Betting the spread: If the Bengals are favored to win by 7, they are listed as -7 on the betting sheet. That means, if you bet on the Bengals to cover the spread, they have to win by more than 7 for you to win the bet. If they win by exactly 7, the bet pushes and you get your money back. If they lose or win by less than 7, you lose the bet. Similarly, if you bet on a team that is +3.5, the team you bet on either needs to win or lose by 3 or less for you to win the bet.
Most bookmakers give 11-10 odds. So you bet $11. If you win, you get $21 back (your $11 plus $10). If you push, you get your $11 back. If you lose, you get nothing.
Over/Under Line: You can also bet on the total number of points that will be scored in a game. If the Over/Under line is 51.5, you can bet the “over” and win if 52 or more points are scored in the game.
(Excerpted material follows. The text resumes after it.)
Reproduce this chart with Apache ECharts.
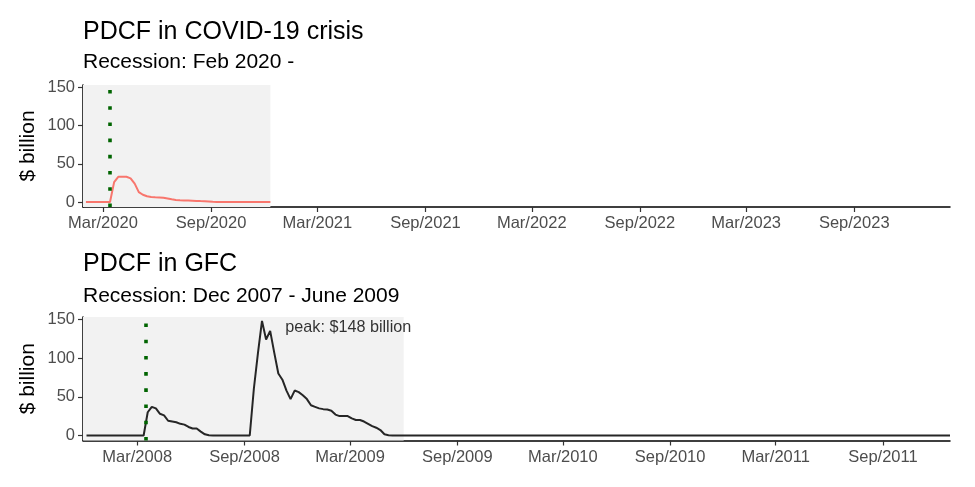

Odds given are still 11-10.
Money Line: Suppose you just want to pick the winner of a game, and you don’t want to worry about the spread. You can bet on the money line. The favorite in the money line is listed with a negative value, for example, -130. In this case, you bet $130 to win $100. If the favorite wins, you get $230 back (your $130 plus $100). If the favorite loses, you are out $130. The underdog is listed with a positive number, e.g. +200. In this case, if you bet on the underdog, you are betting $100 to win $200 if the underdog wins.
Baseball: Because the outcome of a baseball game depends heavily on the starting pitchers, the starting pitchers are listed with the bet. If either of those pitchers does not end up starting the game, your bet is a push and your money is returned.
Parlay: A parlay is a selection of two or more bets, all of which must win for the parlay to pay off. In horse racing, you will often see this as the “Daily Double” or something similar. If your parlayed bets are separate in time (one after the other), you typically get better odds by making the first bet and then re-betting all of your winnings on the second bet, as opposed to wrapping them in a parlay.
Teasers: Teasers involve you betting against a modified spread on two or more games. For example, suppose the Colts are -8 favorites and the Bengals are -3 favorites. A 7 point teaser involving the Colts and Bengals would have you bet on the Colts at -1 (-8+7) and the Bengals at +4 (-3+7). So you are given 7 points on top of the spread for each game, but you have to win against BOTH modified spreads to win the bet. If either game pushes on the modified spread, the teaser bet pushes.